■ **Do this**: Leave out the images; return the rest of the data exactly.

··········

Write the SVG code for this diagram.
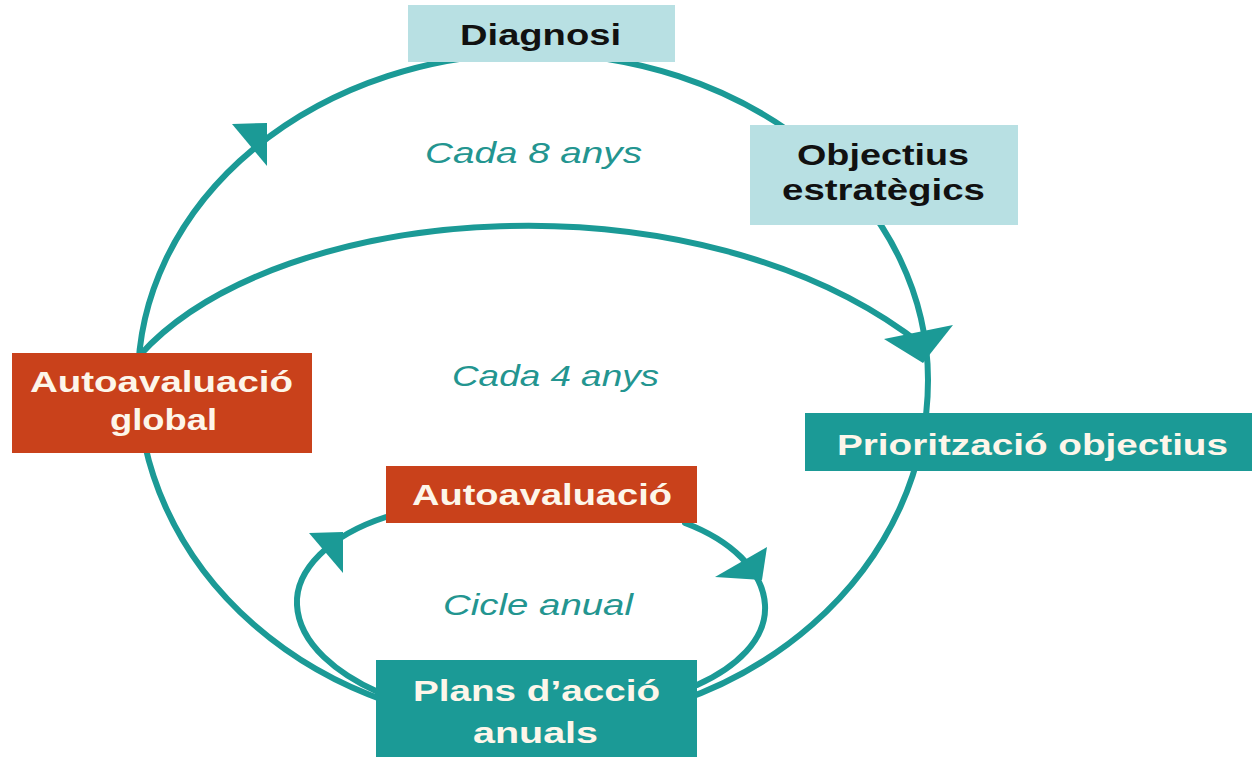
<svg xmlns="http://www.w3.org/2000/svg" width="1252" height="757" viewBox="0 0 1252 757">
<style>
.ln{fill:none;stroke:#1b9a96;stroke-width:6;stroke-linecap:round}
.ah{fill:#1b9a96;stroke:none}
.lb{fill:#b8e0e3}
.rd{fill:#c9411b}
.tl{fill:#1b9a96}
.bt{font-family:"Liberation Sans",Arial,sans-serif;font-weight:bold;font-size:30px}
.dk{fill:#111}
.wt{fill:#fdf6ea}
.it{font-family:"Liberation Sans",Arial,sans-serif;font-style:italic;font-size:29px;fill:#239590}
</style>
<rect width="1252" height="757" fill="#ffffff"/>
<g id="connectors">
<path class="ln" d="M 138,380 A 394 326 0 0 1 928,380 A 394 345 0 0 1 138,380 Z"/>
<path class="ln" d="M 140,355 C 280,200 700,170 922,345"/>
<path class="ln" d="M 386,517 C 330,535 295,570 297,605 C 299,645 340,675 378,692"/>
<path class="ln" d="M 685,523 C 730,540 763,570 765,605 C 767,640 735,668 697,685"/>
<polygon class="ah" points="232,124 267,123 267,166"/>
<polygon class="ah" points="884,339 953,325 923,363"/>
<polygon class="ah" points="309,533 343,532 343,573"/>
<polygon class="ah" points="715,577 767,547 762,580"/>
</g>
<g id="node-diagnosi">
<rect class="lb" x="408" y="5" width="267" height="57"/>
<text class="bt dk" x="460" y="45" textLength="161" lengthAdjust="spacingAndGlyphs">Diagnosi</text>
</g>
<g id="node-objectius">
<rect class="lb" x="750" y="125" width="268" height="100"/>
<text class="bt dk" x="797" y="165" textLength="172" lengthAdjust="spacingAndGlyphs">Objectius</text>
<text class="bt dk" x="782" y="200" textLength="203" lengthAdjust="spacingAndGlyphs">estratègics</text>
</g>
<g id="node-autoavaluacio-global">
<rect class="rd" x="12" y="353" width="300" height="100"/>
<text class="bt wt" x="30" y="392" textLength="263" lengthAdjust="spacingAndGlyphs">Autoavaluació</text>
<text class="bt wt" x="110" y="430" textLength="107" lengthAdjust="spacingAndGlyphs">global</text>
</g>
<g id="node-prioritzacio">
<rect class="tl" x="805" y="413" width="447" height="58"/>
<text class="bt wt" x="837" y="455" textLength="391" lengthAdjust="spacingAndGlyphs">Priorització objectius</text>
</g>
<g id="node-autoavaluacio">
<rect class="rd" x="386" y="466" width="311" height="57"/>
<text class="bt wt" x="412" y="505" textLength="260" lengthAdjust="spacingAndGlyphs">Autoavaluació</text>
</g>
<g id="node-plans">
<rect class="tl" x="376" y="660" width="321" height="97"/>
<text class="bt wt" x="413" y="701" textLength="247" lengthAdjust="spacingAndGlyphs">Plans d’acció</text>
<text class="bt wt" x="473" y="743" textLength="125" lengthAdjust="spacingAndGlyphs">anuals</text>
</g>
<g id="labels">
<text class="it" x="425" y="163" textLength="217" lengthAdjust="spacingAndGlyphs">Cada 8 anys</text>
<text class="it" x="452" y="386" textLength="207" lengthAdjust="spacingAndGlyphs">Cada 4 anys</text>
<text class="it" x="443" y="615" textLength="190" lengthAdjust="spacingAndGlyphs">Cicle anual</text>
</g>
</svg>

··········

■ **Result of the task**:
Write the SVG code for this diagram.
<svg xmlns="http://www.w3.org/2000/svg" width="1252" height="757" viewBox="0 0 1252 757">
<style>
.ln{fill:none;stroke:#1b9a96;stroke-width:6;stroke-linecap:round}
.ah{fill:#1b9a96;stroke:none}
.lb{fill:#b8e0e3}
.rd{fill:#c9411b}
.tl{fill:#1b9a96}
.bt{font-family:"Liberation Sans",Arial,sans-serif;font-weight:bold;font-size:30px}
.dk{fill:#111}
.wt{fill:#fdf6ea}
.it{font-family:"Liberation Sans",Arial,sans-serif;font-style:italic;font-size:29px;fill:#239590}
</style>
<rect width="1252" height="757" fill="#ffffff"/>
<g id="connectors">
<path class="ln" d="M 138,380 A 394 326 0 0 1 928,380 A 394 345 0 0 1 138,380 Z"/>
<path class="ln" d="M 140,355 C 280,200 700,170 922,345"/>
<path class="ln" d="M 386,517 C 330,535 295,570 297,605 C 299,645 340,675 378,692"/>
<path class="ln" d="M 685,523 C 730,540 763,570 765,605 C 767,640 735,668 697,685"/>
<polygon class="ah" points="232,124 267,123 267,166"/>
<polygon class="ah" points="884,339 953,325 923,363"/>
<polygon class="ah" points="309,533 343,532 343,573"/>
<polygon class="ah" points="715,577 767,547 762,580"/>
</g>
<g id="node-diagnosi">
<rect class="lb" x="408" y="5" width="267" height="57"/>
<text class="bt dk" x="460" y="45" textLength="161" lengthAdjust="spacingAndGlyphs">Diagnosi</text>
</g>
<g id="node-objectius">
<rect class="lb" x="750" y="125" width="268" height="100"/>
<text class="bt dk" x="797" y="165" textLength="172" lengthAdjust="spacingAndGlyphs">Objectius</text>
<text class="bt dk" x="782" y="200" textLength="203" lengthAdjust="spacingAndGlyphs">estratègics</text>
</g>
<g id="node-autoavaluacio-global">
<rect class="rd" x="12" y="353" width="300" height="100"/>
<text class="bt wt" x="30" y="392" textLength="263" lengthAdjust="spacingAndGlyphs">Autoavaluació</text>
<text class="bt wt" x="110" y="430" textLength="107" lengthAdjust="spacingAndGlyphs">global</text>
</g>
<g id="node-prioritzacio">
<rect class="tl" x="805" y="413" width="447" height="58"/>
<text class="bt wt" x="837" y="455" textLength="391" lengthAdjust="spacingAndGlyphs">Priorització objectius</text>
</g>
<g id="node-autoavaluacio">
<rect class="rd" x="386" y="466" width="311" height="57"/>
<text class="bt wt" x="412" y="505" textLength="260" lengthAdjust="spacingAndGlyphs">Autoavaluació</text>
</g>
<g id="node-plans">
<rect class="tl" x="376" y="660" width="321" height="97"/>
<text class="bt wt" x="413" y="701" textLength="247" lengthAdjust="spacingAndGlyphs">Plans d’acció</text>
<text class="bt wt" x="473" y="743" textLength="125" lengthAdjust="spacingAndGlyphs">anuals</text>
</g>
<g id="labels">
<text class="it" x="425" y="163" textLength="217" lengthAdjust="spacingAndGlyphs">Cada 8 anys</text>
<text class="it" x="452" y="386" textLength="207" lengthAdjust="spacingAndGlyphs">Cada 4 anys</text>
<text class="it" x="443" y="615" textLength="190" lengthAdjust="spacingAndGlyphs">Cicle anual</text>
</g>
</svg>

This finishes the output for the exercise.